The above graph shows that there is high activity in terms of people taking taxis on Mondays and relatively lower activity during the week and steadily rises throughout the week.
a. NYC Taxi Data:
Below correlation plot shows that how different attributes are correlated to each others.
From the above correlation plot, we can confirm that only a few of the variables are highly correlated. They are:
i. Trip_distance vs Fare_amount: This confirms the initial assumption that the longer the trip distance, the higher the fare. It is also followed by tip_amount and toll_amount with respect to trip_distance.
ii. Trip_distance vs Trip_times: Even these attributes follow the same lines as the above relation.
iii. Speed vs Trip_distance: As the trip_distance increases, speed too increases.
iv. Speed vs fare_amount: Even these attributes follow the same lines as the above relation.
b. Weather Data:
Below correlation plot shows that how different attributes are correlated to each others.
From the above correlation plot, we can confirm that only a few of the variables are highly correlated. They are:
i. Temp vs feelslike vs drew: These columns are highly correlated if the temperature directly affects the others.
ii. Precipprob bs humidity: If the humidity is more, there is a high chance that precipitation is also high.

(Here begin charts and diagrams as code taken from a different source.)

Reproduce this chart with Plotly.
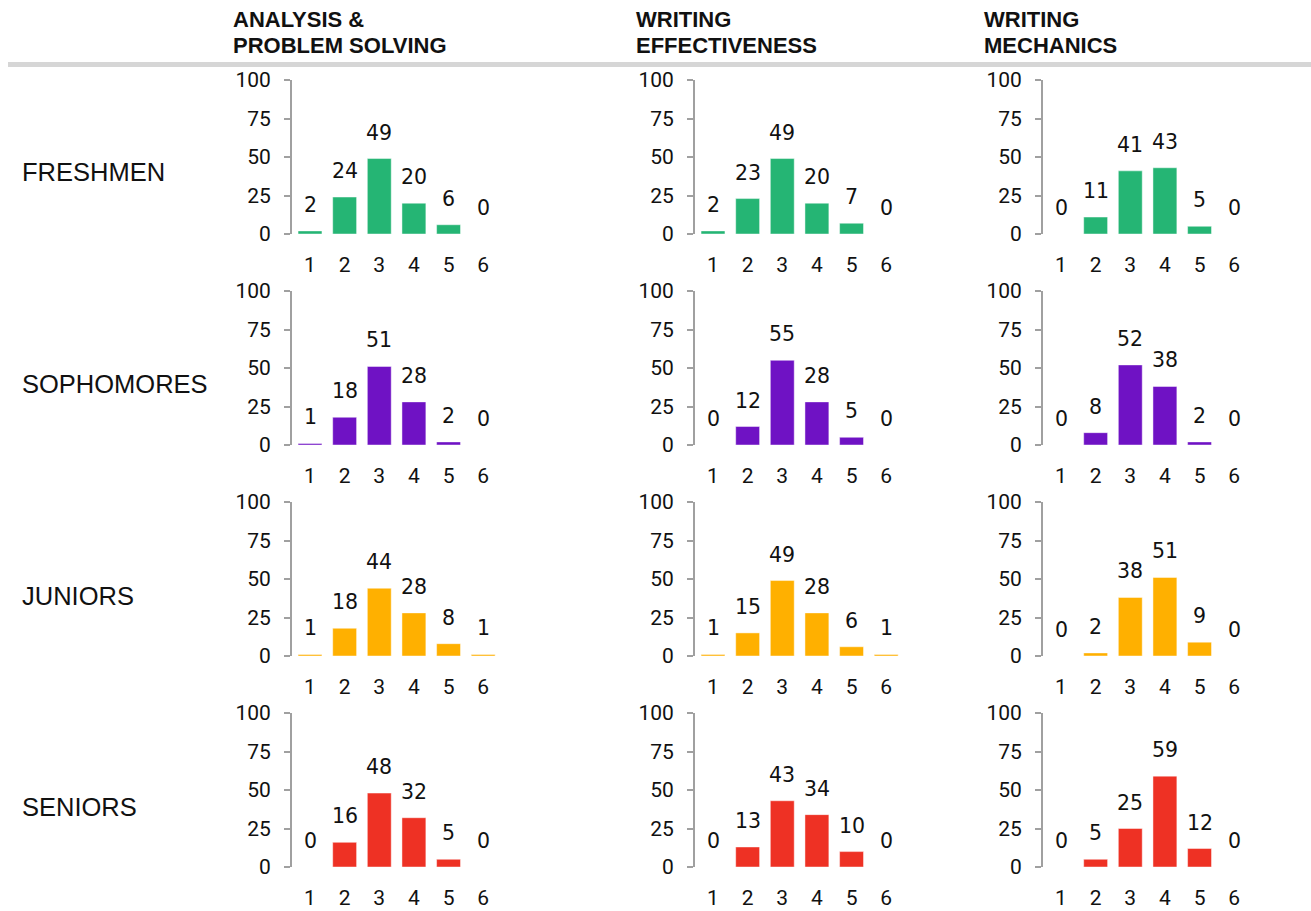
import plotly.graph_objects as go

W, H = 1311, 911
NUM_FONT = "DejaVu Sans, Roboto, sans-serif"
TICK_FONT = "Liberation Sans Narrow, Arial Narrow, Roboto, sans-serif"
TXT_FONT = "Liberation Sans, Arial, sans-serif"

scores = [1, 2, 3, 4, 5, 6]
classes = ["FRESHMEN", "SOPHOMORES", "JUNIORS", "SENIORS"]
skills = [["ANALYSIS &", "PROBLEM SOLVING"], ["WRITING", "EFFECTIVENESS"], ["WRITING", "MECHANICS"]]
class_colors = ["#25b574", "#6f12c4", "#ffb000", "#ee3124"]

freshmen_ap = [2, 24, 49, 20, 6, 0]
freshmen_we = [2, 23, 49, 20, 7, 0]
freshmen_wm = [0, 11, 41, 43, 5, 0]
sophomores_ap = [1, 18, 51, 28, 2, 0]
sophomores_we = [0, 12, 55, 28, 5, 0]
sophomores_wm = [0, 8, 52, 38, 2, 0]
juniors_ap = [1, 18, 44, 28, 8, 1]
juniors_we = [1, 15, 49, 28, 6, 1]
juniors_wm = [0, 2, 38, 51, 9, 0]
seniors_ap = [0, 16, 48, 32, 5, 0]
seniors_we = [0, 13, 43, 34, 10, 0]
seniors_wm = [0, 5, 25, 59, 12, 0]

y_ticks = [0, 25, 50, 75, 100]

grid = [
    [freshmen_ap, freshmen_we, freshmen_wm],
    [sophomores_ap, sophomores_we, sophomores_wm],
    [juniors_ap, juniors_we, juniors_wm],
    [seniors_ap, seniors_we, seniors_wm],
]

col_x0 = [292, 695, 1043]
col_w = 208.5
row_top = [80, 291, 502, 713]
row_h = 154

fig = go.Figure()
annotations = []
layout_axes = {}
idx = 0
for r in range(4):
    for c in range(3):
        idx += 1
        xa = "x" if idx == 1 else f"x{idx}"
        ya = "y" if idx == 1 else f"y{idx}"
        vals = grid[r][c]
        fig.add_trace(go.Bar(
            x=scores, y=vals, xaxis=xa, yaxis=ya,
            marker=dict(color=class_colors[r], line=dict(color="rgba(255,255,255,0.45)", width=1)),
            showlegend=False, hoverinfo="x+y",
        ))
        for s, v in zip(scores, vals):
            annotations.append(dict(
                x=s, y=v, xref=xa, yref=ya, text=str(v), showarrow=False,
                yanchor="bottom", yshift=12,
                font=dict(family=NUM_FONT, size=20.5, color="#111111"),
            ))
        xd = [col_x0[c] / W, (col_x0[c] + col_w) / W]
        yd = [1 - (row_top[r] + row_h) / H, 1 - row_top[r] / H]
        xkey = "xaxis" if idx == 1 else f"xaxis{idx}"
        ykey = "yaxis" if idx == 1 else f"yaxis{idx}"
        layout_axes[xkey] = dict(
            domain=xd, anchor=ya, range=[0.48, 6.5], tickvals=scores,
            showline=False, showgrid=False, zeroline=False, ticks="",
            ticklabelstandoff=16, automargin=False, fixedrange=True,
            tickfont=dict(family=TICK_FONT, size=21, color="#111111"),
        )
        layout_axes[ykey] = dict(
            domain=yd, anchor=xa, range=[0, 100], tickvals=y_ticks,
            showline=True, linecolor="#a0a0a0", linewidth=2,
            ticks="outside", ticklen=6, tickcolor="#a0a0a0", tickwidth=2,
            showgrid=False, zeroline=False, ticklabelstandoff=9,
            automargin=False, fixedrange=True,
            tickfont=dict(family=TICK_FONT, size=21, color="#111111"),
        )

header_x = [231, 634, 982]
header_y = [19.5, 45.5]
for c in range(3):
    for i, line in enumerate(skills[c]):
        annotations.append(dict(
            x=header_x[c] / W, y=1 - header_y[i] / H, xref="paper", yref="paper",
            text=f"<b>{line}</b>", showarrow=False, xanchor="left", yanchor="middle",
            font=dict(family=TXT_FONT, size=22, color="#111111"),
        ))

label_y = [172.5, 384, 595.5, 807]
for r in range(4):
    annotations.append(dict(
        x=20 / W, y=1 - label_y[r] / H, xref="paper", yref="paper",
        text=classes[r], showarrow=False, xanchor="left", yanchor="middle",
        font=dict(family=TXT_FONT, size=25.5, color="#111111"),
    ))

fig.update_layout(
    width=W, height=H, autosize=False,
    margin=dict(l=0, r=0, t=0, b=0, autoexpand=False),
    paper_bgcolor="white", plot_bgcolor="white",
    bargap=0.31,
    annotations=annotations,
    shapes=[dict(type="line", xref="paper", yref="paper", x0=8 / W, x1=1,
                 y0=1 - 64.5 / H, y1=1 - 64.5 / H, line=dict(color="#d6d6d6", width=5))],
    **layout_axes,
)

fig.write_html("out.html", config={"displayModeBar": False},
               post_script="document.body.style.margin='0';document.body.style.overflow='hidden';")
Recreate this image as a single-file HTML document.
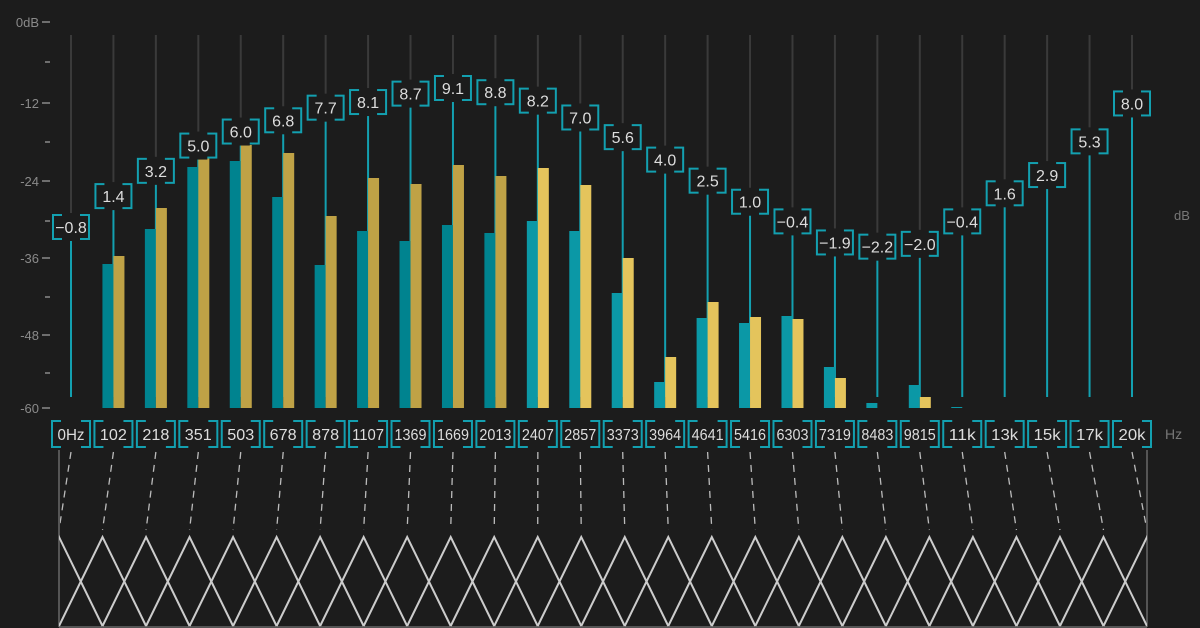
<!DOCTYPE html>
<html><head><meta charset="utf-8"><style>
html,body{margin:0;padding:0;background:#1c1c1c;}
svg{display:block;font-family:"Liberation Sans",sans-serif;}
</style></head><body>
<svg id="s" width="1200" height="628" viewBox="0 0 1200 628" xmlns="http://www.w3.org/2000/svg">
<defs><clipPath id="c"><rect x="59" y="440" width="1088" height="188"/></clipPath></defs>
<rect width="1200" height="628" fill="#1c1c1c"/>
<g fill="#8a8a8a" font-size="13" text-anchor="end">
<text x="39" y="27">0dB</text><line x1="42" y1="22" x2="50" y2="22" stroke="#8a8a8a" stroke-width="1.5"/>
<line x1="45" y1="62" x2="50" y2="62" stroke="#8a8a8a" stroke-width="1.5"/>
<text x="39" y="108">-12</text><line x1="42" y1="103" x2="50" y2="103" stroke="#8a8a8a" stroke-width="1.5"/>
<line x1="45" y1="142" x2="50" y2="142" stroke="#8a8a8a" stroke-width="1.5"/>
<text x="39" y="186">-24</text><line x1="42" y1="181" x2="50" y2="181" stroke="#8a8a8a" stroke-width="1.5"/>
<line x1="45" y1="221" x2="50" y2="221" stroke="#8a8a8a" stroke-width="1.5"/>
<text x="39" y="263">-36</text><line x1="42" y1="258" x2="50" y2="258" stroke="#8a8a8a" stroke-width="1.5"/>
<line x1="45" y1="297" x2="50" y2="297" stroke="#8a8a8a" stroke-width="1.5"/>
<text x="39" y="340">-48</text><line x1="42" y1="335" x2="50" y2="335" stroke="#8a8a8a" stroke-width="1.5"/>
<line x1="45" y1="373" x2="50" y2="373" stroke="#8a8a8a" stroke-width="1.5"/>
<text x="39" y="413">-60</text><line x1="42" y1="408" x2="50" y2="408" stroke="#8a8a8a" stroke-width="1.5"/>
</g>
<text x="1174" y="220" fill="#777" font-size="13">dB</text>
<text x="1165" y="439" fill="#777" font-size="14">Hz</text>
<g id="g"></g>
<g id="t" clip-path="url(#c)"></g>
</svg>
<script>
var g=document.getElementById('g'),h='',t='';
var vals=["-0.8","1.4","3.2","5.0","6.0","6.8","7.7","8.1","8.7","9.1","8.8","8.2","7.0","5.6","4.0","2.5","1.0","-0.4","-1.9","-2.2","-2.0","-0.4","1.6","2.9","5.3","8.0"];
var hz=["0Hz","102","218","351","503","678","878","1107","1369","1669","2013","2407","2857","3373","3964","4641","5416","6303","7319","8483","9815","11k","13k","15k","17k","20k"];
var bars=[[0,0],[264,256],[229,208],[167,158],[161,145],[197,153],[265,216],[231,178],[241,184],[225,165],[233,176],[221,168],[231,185],[293,258],[382,357],[318,302],[323,317],[316,319],[367,378],[403,0],[385,397],[407,0],[0,0],[0,0],[0,0],[0,0]];
for(var i=0;i<26;i++){
 var x=71+i*42.44,v=parseFloat(vals[i]),y=227-14.04*(v+0.8);
 var gold=i<11?'#bfa246':'#e4c45c', teal=i<11?'#00838f':'#0b98a6';
 h+='<line x1="'+x+'" y1="35" x2="'+x+'" y2="'+(y-12)+'" stroke="#3a3a3a" stroke-width="2"/>';
 h+='<line x1="'+x+'" y1="'+(y+12)+'" x2="'+x+'" y2="397" stroke="#13a0b0" stroke-width="2"/>';
 var b=bars[i];
 if(b[0])h+='<rect x="'+(x-11)+'" y="'+b[0]+'" width="11" height="'+(408-b[0])+'" fill="'+teal+'"/>';
 if(b[1])h+='<rect x="'+x+'" y="'+b[1]+'" width="11" height="'+(408-b[1])+'" fill="'+gold+'"/>';
 h+='<rect x="'+(x-18)+'" y="'+(y-12)+'" width="36" height="24" fill="none" stroke="#13a0b0" stroke-width="2"/>';
 h+='<rect x="'+(x-9)+'" y="'+(y-14)+'" width="18" height="4" fill="#1c1c1c"/>';
 h+='<rect x="'+(x-9)+'" y="'+(y+10)+'" width="18" height="4" fill="#1c1c1c"/>';
 h+='<text x="'+x+'" y="'+(y+6)+'" fill="#ddd" font-size="16" text-anchor="middle">'+vals[i].replace('-','\u2212')+'</text>';
 h+='<rect x="'+(x-19)+'" y="421" width="38" height="26" fill="none" stroke="#13a0b0" stroke-width="2"/>';
 h+='<rect x="'+(x-10)+'" y="419" width="20" height="4" fill="#1c1c1c"/>';
 h+='<rect x="'+(x-10)+'" y="445" width="20" height="4" fill="#1c1c1c"/>';
 h+='<text x="'+x+'" y="440" fill="#ddd" font-size="16" text-anchor="middle" textLength="'+Math.min(32,hz[i].length*9)+'" lengthAdjust="spacingAndGlyphs">'+hz[i]+'</text>';
 var px=59+i*43.52;
 h+='<line x1="'+x+'" y1="452" x2="'+px+'" y2="530" stroke="#bbb" stroke-width="1.3" stroke-dasharray="7,6"/>';
 t+='<polyline points="'+(px-43.52)+',626 '+px+',537 '+(px+43.52)+',626" fill="none" stroke="#ccc" stroke-width="2"/>';
}
h+='<line x1="59" y1="450" x2="59" y2="627" stroke="#555" stroke-width="2"/>';
h+='<line x1="1147" y1="450" x2="1147" y2="627" stroke="#555" stroke-width="2"/>';
h+='<line x1="59" y1="627" x2="1147" y2="627" stroke="#555" stroke-width="2"/>';
g.innerHTML=h;
document.getElementById('t').innerHTML=t;
</script>
</body></html>
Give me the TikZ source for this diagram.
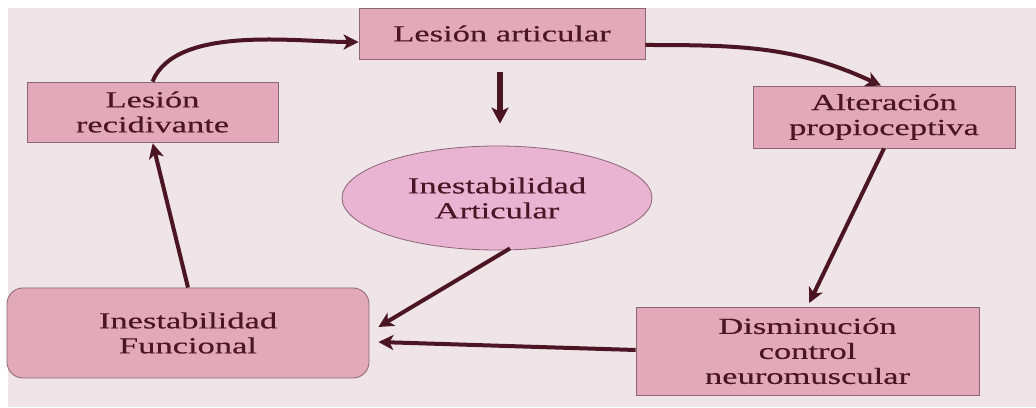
\documentclass[tikz,border=0pt]{standalone}
\usepackage{fontspec}
\setmainfont[FakeStretch=1.5,FakeBold=0.4]{Liberation Serif}
\usetikzlibrary{shapes.geometric,arrows.meta}
\definecolor{bgc}{HTML}{EFE4E7}
\definecolor{boxc}{HTML}{E2A9BA}
\definecolor{ellc}{HTML}{E8B4D2}
\definecolor{edgec}{HTML}{8C6674}
\definecolor{inkc}{HTML}{4B1525}
\tikzset{
  x=1pt,y=1pt,
  lbl/.style={font=\fontsize{23}{25}\selectfont, text=inkc, align=center, inner sep=0pt},
  rbox/.style={lbl, draw=edgec, line width=0.8pt, fill=boxc, rectangle},
  ebox/.style={lbl, draw=edgec, line width=0.8pt, fill=ellc, ellipse},
  arr/.style={draw=inkc, line width=4pt, -{Stealth[length=15pt,width=15pt,inset=4pt]}},
}
\begin{document}
\begin{tikzpicture}
\useasboundingbox (0,0) rectangle (1036,407);
\fill[white] (0,0) rectangle (1036,407);
\fill[bgc] (8,0) rectangle (1036,399);

\node[rbox, minimum width=286, minimum height=51] (la) at (502,373.5) {Lesión articular};
\node[rbox, minimum width=251, minimum height=60] (lr) at (152.5,295) {Lesión\\recidivante};
\node[rbox, minimum width=262, minimum height=62] (ap) at (884,290) {Alteración\\propioceptiva};
\node[ebox, minimum width=310, minimum height=104] (ia) at (497,209) {Inestabilidad\\Articular};
\node[rbox, rounded corners=16pt, minimum width=362, minimum height=90] (if) at (188,74) {Inestabilidad\\Funcional};
\node[rbox, minimum width=343, minimum height=88] (dc) at (807.5,56) {Disminución\\control\\neuromuscular};

\draw[arr, line width=5.5pt, -{Stealth[length=16pt,width=17pt,inset=4pt]}, shorten <=13pt, shorten >=22pt]
  ([xshift=-2pt]la.south) -- ([xshift=-2pt]la.south |- ia.north);
\draw[arr] (lr.north) to[out=68,in=180,looseness=0.75] ([yshift=-8.5pt]la.west);
\draw[arr] ([yshift=-11.5pt]la.east) to[out=0,in=155,looseness=1] ([xshift=-3pt]ap.north);
\draw[arr, shorten >=4pt] (ap.south) -- (dc.north);
\draw[arr] ([yshift=1pt]dc.west) -- ([xshift=9pt,yshift=-9pt]if.east);
\draw[arr] ([xshift=13pt,yshift=2pt]ia.south) -- ([xshift=9pt,yshift=6pt]if.east);
\draw[arr, shorten >=1pt] (if.north) -- (lr.south);
\end{tikzpicture}
\end{document}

From the visualization, we can confirm that around 80% of the taxi riders used payment method 1 which is the credit card.
In order to analysis whats the distribution of trip times and how long the trips usually last, PDF of the distribution is plotted.
Its very clear that the distribution is right skewed and 90% of the time the total trip time is less than 50mins.
The PDF of log values of trip time attribute confirms that the values stick to normal distribution but its is right skewed.
From the scatter plot, both the trip distance attribute and fare amount seems to have a linear relationship.
As the distance increases, the cost of the trip increases too.
Thus one can observe that most pickups and drops occur in the evening. While the least drops and pickups occur during the morning.
Here one can see, passenger count has no such relationship with trip duration. But it is noted that there are no long trips taken by higher passenger counts like 7 or 9. While the trip duration time is more or less evenly distributed only for passenger count 1.
From the obeservation, one can see that vendor 1 mostly provides short trip duration cabs while vendor 2 provides cab for both short and long trips
One can see the trip duration is the maximum around 3 pm which may be because of traffic on the roads.
Trip duration is the lowest around 6 am as streets may not be busy.